GIVEN TASK: Return the first line, the line containing "x_ticks = [0, 50, 100, 150, 200]", and every line between them, exactly as they stand.

# start of AVAILABLE DATA

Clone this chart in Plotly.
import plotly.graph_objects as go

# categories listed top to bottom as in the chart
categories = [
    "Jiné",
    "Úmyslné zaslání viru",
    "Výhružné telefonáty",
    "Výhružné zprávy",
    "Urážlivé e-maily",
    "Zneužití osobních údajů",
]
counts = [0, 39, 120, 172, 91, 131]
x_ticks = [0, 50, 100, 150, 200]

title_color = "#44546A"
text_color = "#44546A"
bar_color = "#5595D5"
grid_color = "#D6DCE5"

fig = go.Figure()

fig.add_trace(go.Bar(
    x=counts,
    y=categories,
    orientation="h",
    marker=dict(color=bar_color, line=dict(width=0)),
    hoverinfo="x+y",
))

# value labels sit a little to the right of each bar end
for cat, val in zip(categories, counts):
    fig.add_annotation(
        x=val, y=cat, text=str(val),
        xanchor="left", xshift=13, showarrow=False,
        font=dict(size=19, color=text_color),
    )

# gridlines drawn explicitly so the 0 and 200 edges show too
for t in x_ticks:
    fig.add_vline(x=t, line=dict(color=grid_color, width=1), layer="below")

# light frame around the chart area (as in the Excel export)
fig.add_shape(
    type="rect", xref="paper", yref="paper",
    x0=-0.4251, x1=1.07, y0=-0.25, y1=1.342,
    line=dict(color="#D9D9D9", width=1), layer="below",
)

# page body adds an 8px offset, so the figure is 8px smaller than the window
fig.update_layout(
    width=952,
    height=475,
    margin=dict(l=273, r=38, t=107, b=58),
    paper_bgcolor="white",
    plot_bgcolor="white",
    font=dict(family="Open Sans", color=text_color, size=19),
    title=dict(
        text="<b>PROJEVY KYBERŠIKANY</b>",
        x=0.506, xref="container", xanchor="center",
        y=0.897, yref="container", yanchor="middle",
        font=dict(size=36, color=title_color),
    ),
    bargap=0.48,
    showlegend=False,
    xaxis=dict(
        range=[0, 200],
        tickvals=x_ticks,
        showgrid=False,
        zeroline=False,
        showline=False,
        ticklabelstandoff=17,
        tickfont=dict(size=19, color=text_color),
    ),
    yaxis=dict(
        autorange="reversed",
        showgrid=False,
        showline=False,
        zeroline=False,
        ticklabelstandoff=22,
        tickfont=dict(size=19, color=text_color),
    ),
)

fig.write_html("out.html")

# end of AVAILABLE DATA

OUTPUT FOR THIS EXERCISE:
Clone this chart in Plotly.
import plotly.graph_objects as go

# categories listed top to bottom as in the chart
categories = [
    "Jiné",
    "Úmyslné zaslání viru",
    "Výhružné telefonáty",
    "Výhružné zprávy",
    "Urážlivé e-maily",
    "Zneužití osobních údajů",
]
counts = [0, 39, 120, 172, 91, 131]
x_ticks = [0, 50, 100, 150, 200]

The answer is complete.